On 23 January, 2006 CNet reporters Dawn Kawamoto and Tom Krazit published a story attributed to "a source with the company." The Smoking Gun has posted an 18-page internal HP report detailing the hunt for the corporate leaker...
Written by Jason D. O'Grady, Contributor
On 23 January, 2006 CNet reporters Dawn Kawamoto and Tom Krazit published a story ("HP outlines long-term strategy") that detailed HP's plans to improve the technology the company uses to manage its direct sales, its commercial printing efforts and acquisitions of software companies. The story was attributed to "a source with the company."
The Smoking Gun has posted an 18-page internal HP report detailing the hunt for the corporate leaker behind the story. The document was released by the House of Representatives committee examining the company's search, which included obtaining the private phone records for board members and journalists.

The May 24 memo from attorney Kevin Hunsaker, HP's director of ethics, was addressed to the firm's board of directors, CEO Mark Hurd, and Ann Baskins, who was the company's general counsel until her resignation this week.

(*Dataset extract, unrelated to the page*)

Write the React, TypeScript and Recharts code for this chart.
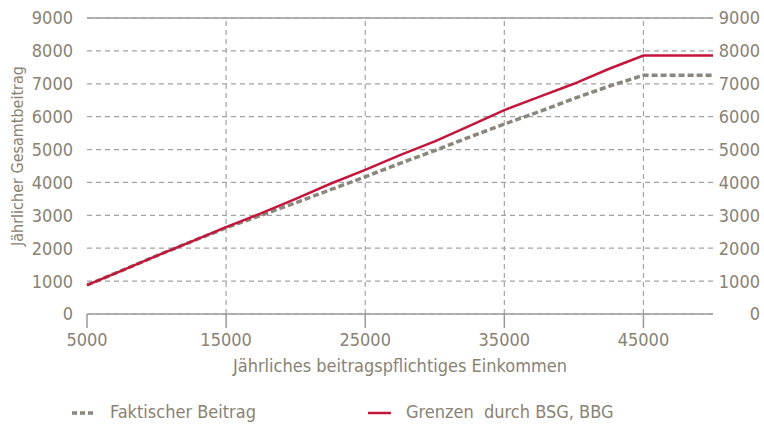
import { CartesianGrid, Legend, Line, LineChart, ReferenceLine, XAxis, YAxis } from "recharts"

const incomes = [5000, 7500, 10000, 12500, 15000, 17500, 20000, 22500, 25000, 27500, 30000, 32500, 35000, 37500, 40000, 42500, 45000, 47500, 50000]
const faktisch = [880, 1320, 1770, 2200, 2620, 3000, 3380, 3780, 4170, 4580, 4970, 5380, 5775, 6150, 6550, 6920, 7260, 7260, 7260]
const grenzen = [880, 1320, 1770, 2200, 2640, 3060, 3500, 3960, 4380, 4830, 5250, 5720, 6200, 6600, 7000, 7450, 7860, 7860, 7860]

const xTicks = [5000, 15000, 25000, 35000, 45000]
const yTicks = [0, 1000, 2000, 3000, 4000, 5000, 6000, 7000, 8000, 9000]
const xGridLines = [15000, 25000, 35000, 45000]

const data = incomes.map((x, i) => ({ x, faktisch: faktisch[i], grenzen: grenzen[i] }))

const FONT = "'DejaVu Sans Condensed', 'DejaVu Sans', sans-serif"
const TEXT = "#8a8272"
const GRID = "#a3a3a3"
const RED = "#c4163c"
const GREY = "#8c877c"

function LegendContent() {
  return (
    <div style={{ position: "relative", width: 764, height: 50, fontFamily: FONT, fontSize: 18, color: TEXT }}>
      <svg style={{ position: "absolute", left: 72, top: 37 }} width={24} height={4}>
        <line x1={0} y1={2} x2={24} y2={2} stroke={GREY} strokeWidth={3.5} strokeDasharray="5 3" />
      </svg>
      <span style={{ position: "absolute", left: 110, top: 28, lineHeight: "20px" }}>Faktischer Beitrag</span>
      <svg style={{ position: "absolute", left: 368, top: 37 }} width={23} height={4}>
        <line x1={0} y1={2} x2={23} y2={2} stroke={RED} strokeWidth={2.5} />
      </svg>
      <span style={{ position: "absolute", left: 406, top: 28, lineHeight: "20px" }}>Grenzen&nbsp; durch BSG, BBG</span>
    </div>
  )
}

export default function App() {
  return (
    <div style={{ position: "absolute", left: 0, top: 0, width: 764, height: 424, background: "#fff" }}>
      <LineChart width={764} height={424} data={data} margin={{ top: 18, right: 0, bottom: 0, left: 0 }}>
        <CartesianGrid yAxisId="left" vertical={false} stroke={GRID} strokeDasharray="5 4" strokeWidth={1.2} />
        <XAxis
          dataKey="x"
          type="number"
          domain={[5000, 50000]}
          ticks={xTicks}
          height={60}
          stroke="#9a9a9a"
          strokeWidth={1.5}
          tickSize={14}
          tickMargin={5}
          tick={{ fill: TEXT, fontSize: 18, fontFamily: FONT }}
          label={{ value: "Jährliches beitragspflichtiges  Einkommen", position: "insideBottom", offset: 2, fill: TEXT, fontSize: 18, fontFamily: FONT }}
        />
        <YAxis
          yAxisId="left"
          domain={[0, 9000]}
          ticks={yTicks}
          width={87}
          axisLine={false}
          tickLine={false}
          tickSize={0}
          tickMargin={14}
          tick={{ fill: TEXT, fontSize: 18, fontFamily: FONT }}
          label={{
            content: () => (
              <text x={17} y={156} transform="rotate(-90 17 156)" textAnchor="middle" dominantBaseline="central" fill={TEXT} fontSize={16} fontFamily={FONT}>
                Jährlicher Gesamtbeitrag
              </text>
            ),
          }}
        />
        <YAxis
          yAxisId="right"
          orientation="right"
          domain={[0, 9000]}
          ticks={yTicks}
          width={51}
          axisLine={false}
          tickLine={false}
          tickSize={0}
          tickMargin={47}
          tick={{ fill: TEXT, fontSize: 18, fontFamily: FONT, textAnchor: "end" }}
        />
        {xGridLines.map((v) => (
          <ReferenceLine key={v} yAxisId="left" x={v} stroke={GRID} strokeDasharray="5 4" strokeWidth={1.2} />
        ))}
        <ReferenceLine yAxisId="left" y={9000} stroke="#9a9a9a" strokeWidth={1.5} />
        <Legend verticalAlign="bottom" wrapperStyle={{ left: 0, width: 764 }} content={() => <LegendContent />} />
        <Line
          yAxisId="left"
          type="linear"
          dataKey="faktisch"
          name="Faktischer Beitrag"
          stroke={GREY}
          strokeWidth={3.5}
          strokeDasharray="6 3"
          dot={false}
          isAnimationActive={false}
        />
        <Line
          yAxisId="right"
          type="linear"
          dataKey="grenzen"
          name="Grenzen durch BSG, BBG"
          stroke={RED}
          strokeWidth={2.5}
          dot={false}
          isAnimationActive={false}
        />
      </LineChart>
    </div>
  )
}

It's interesting to note, as several of you have pointed out, that HP did not attempt to litigate the journalists or their employer, CNet Networks, Inc. in this case. If this would have been Apple, would they have gone after CNet (or the journos) for their sources? Probably not after Apple's loss in their case against me and Kasper Jade of AppleInsider. But before our case? Maybe.
So although HP didn't sue CNet or the journos, they arguably did something much worse. HP and their agents used social engineering (now called "pretexting") to fraudulently obtain the reporter's private telephone records. Pretexting involves calling the phone company and faking someone's identity to request duplicate copies of their bill. The reporter's private phone records were searched against a list of HP board of directors home and mobile phone numbers. All of these shady tactics are a direct violation of every American citizen's federally-protected right to privacy.
The HP mess morass makes me wonder how far Apple went in their investigation of me. Does Apple hire the same less-than-ethical "security consultants" as HP? I hope not. For their sake.